Poucas cidades foram filmadas de maneiras tão visceralmente opostas quanto a Roma de Roberto Rossellini e a de Federico Fellini.
Em um intervalo de apenas quinze anos, a capital italiana se transforma diante de nossos olhos, passando de um campo de batalha moral em “Roma, Cidade Aberta” (1945) para um circo existencial em “A Doce Vida” (1960). A mudança não é apenas estética, é a crônica de uma nação em transformação. Rossellini nos filma a alma da cidade em sua hora mais sombria, enquanto Fellini registra o vazio que se instala após a recuperação material.
Juntos, eles não apenas criaram obras-primas, mas nos entregaram um retrato duplo e definitivo da consciência italiana no século XX.

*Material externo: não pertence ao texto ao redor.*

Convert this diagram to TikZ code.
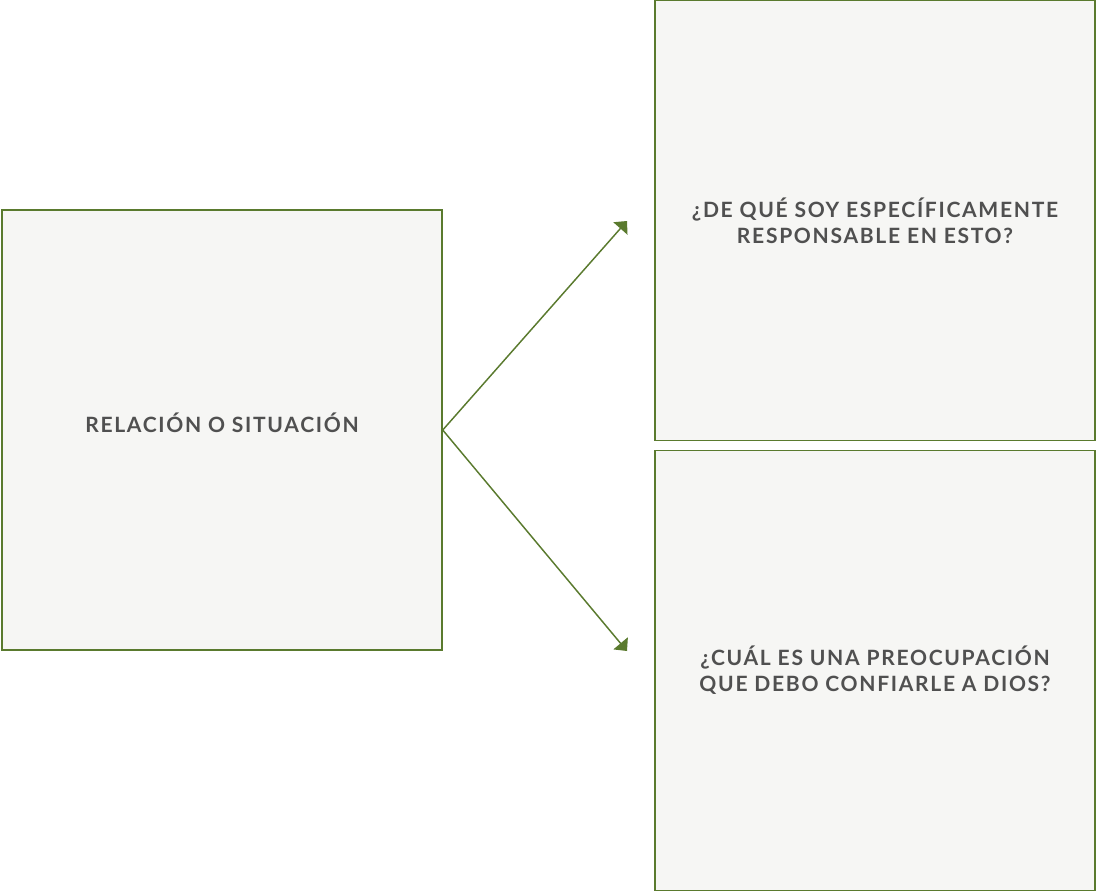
\documentclass[tikz,border=0pt]{standalone}
\usepackage{fontspec}
\setmainfont{Lato}[LetterSpace=8]
\usetikzlibrary{arrows.meta}
\definecolor{leaf}{HTML}{5A7A2E}
\definecolor{paper}{HTML}{F6F6F4}
\definecolor{ink}{HTML}{505050}
\tikzset{
	card/.style={draw=leaf,line width=1.1pt,fill=paper,minimum width=330pt,minimum height=330pt,
		text=ink,font=\fontsize{15.8}{19.5}\selectfont\bfseries,align=center,inner sep=0pt},
	link/.style={draw=leaf,line width=1.1pt,-{Triangle[length=7.5pt,width=14pt]}}
}
\begin{document}
\begin{tikzpicture}[x=0.75pt,y=-0.75pt]
	\useasboundingbox (0,0) rectangle (1096,893);
	\node[card] (rel) at (222,430) {RELACIÓN O SITUACIÓN\\[-9pt]};
	\node[card] (resp) at (875,220.5) {¿DE QUÉ SOY ESPECÍFICAMENTE\\RESPONSABLE EN ESTO?};
	\node[card] (preo) at (875,670.5) {¿CUÁL ES UNA PREOCUPACIÓN\\QUE DEBO CONFIARLE A DIOS?};
	\coordinate (up) at (627,221);
	\coordinate (down) at (627,651);
	\path
	(rel.east) edge[link] (up)
	(rel.east) edge[link] (down)
	;
\end{tikzpicture}
\end{document}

Em 1945, a Roma de Rossellini ainda cheira a pólvora e desespero. Filmado nas ruas recém-libertadas da ocupação nazista, o filme tem a urgência de um documento histórico. A câmera neorrealista não busca a beleza, ela busca a verdade nas cicatrizes da cidade. Nós não vemos os monumentos turísticos, mas sim os pátios de apartamentos populares, as vielas escuras e os porões onde a resistência se articula. A cidade é um organismo ferido, um labirinto onde cada esquina representa a escolha entre a traição e o sacrifício. A célebre cena da morte de Pina, interpretada por Anna Magnani, fuzilada em pleno asfalto, transforma a rua em um altar de martírio.
A Roma de Rossellini é uma cidade de luta coletiva, onde padres, comunistas e cidadãos comuns se unem contra um mal absoluto, encontrando um sentido trágico e nobre na sobrevivência e na solidariedade.
Quinze anos depois, a câmera de Fellini nos revela uma Roma completamente diferente. A pobreza deu lugar a um luxo entediado, e a luta pela liberdade foi substituída pela caça desesperada por uma distração. Em “A Doce Vida”, nós somos guiados por Marcello Rubini através de uma cidade que se tornou um palco para o espetáculo do vazio. A Via Veneto, com seus cafés e fotógrafos, é o novo centro do mundo, um lugar de aparências e conversas frívolas. Fellini filma a Fonte de Trevi não como um marco histórico, mas como um cenário para a fantasia inalcançável de uma estrela de cinema. A cidade de Fellini é um deserto espiritual disfarçado de festa perpétua. Seus personagens são profundamente solitários, vagando por festas decadentes e apartamentos suntuosos, incapazes de criar uma conexão real.
A luta não é mais contra um inimigo externo, mas contra o nada que corrói tudo por dentro.
Apesar da distância que os separa, os dois filmes se conectam por uma busca por sentido em meio a uma crise. Em “Roma, Cidade Aberta”, o sentido é encontrado na fé e no sacrifício pela comunidade, apontando para uma possível redenção após a devastação da guerra. O fuzilamento do padre Don Pietro no final do filme é um ato de esperança, uma semente para a reconstrução moral da Itália.
Já em “A Doce Vida”, a busca de Marcello é infrutífera. O filme termina com a imagem de um monstro marinho grotesco na praia, um símbolo da decadência moral que ele não pode mais ignorar. Ele vê o aceno de uma jovem pura e inocente do outro lado de um riacho, mas não consegue mais ouvir ou entender sua mensagem.
Rossellini nos mostrou uma cidade que lutava por sua alma e Fellini nos mostrou uma cidade que, ao encontrar o sucesso, talvez a tenha perdido para sempre.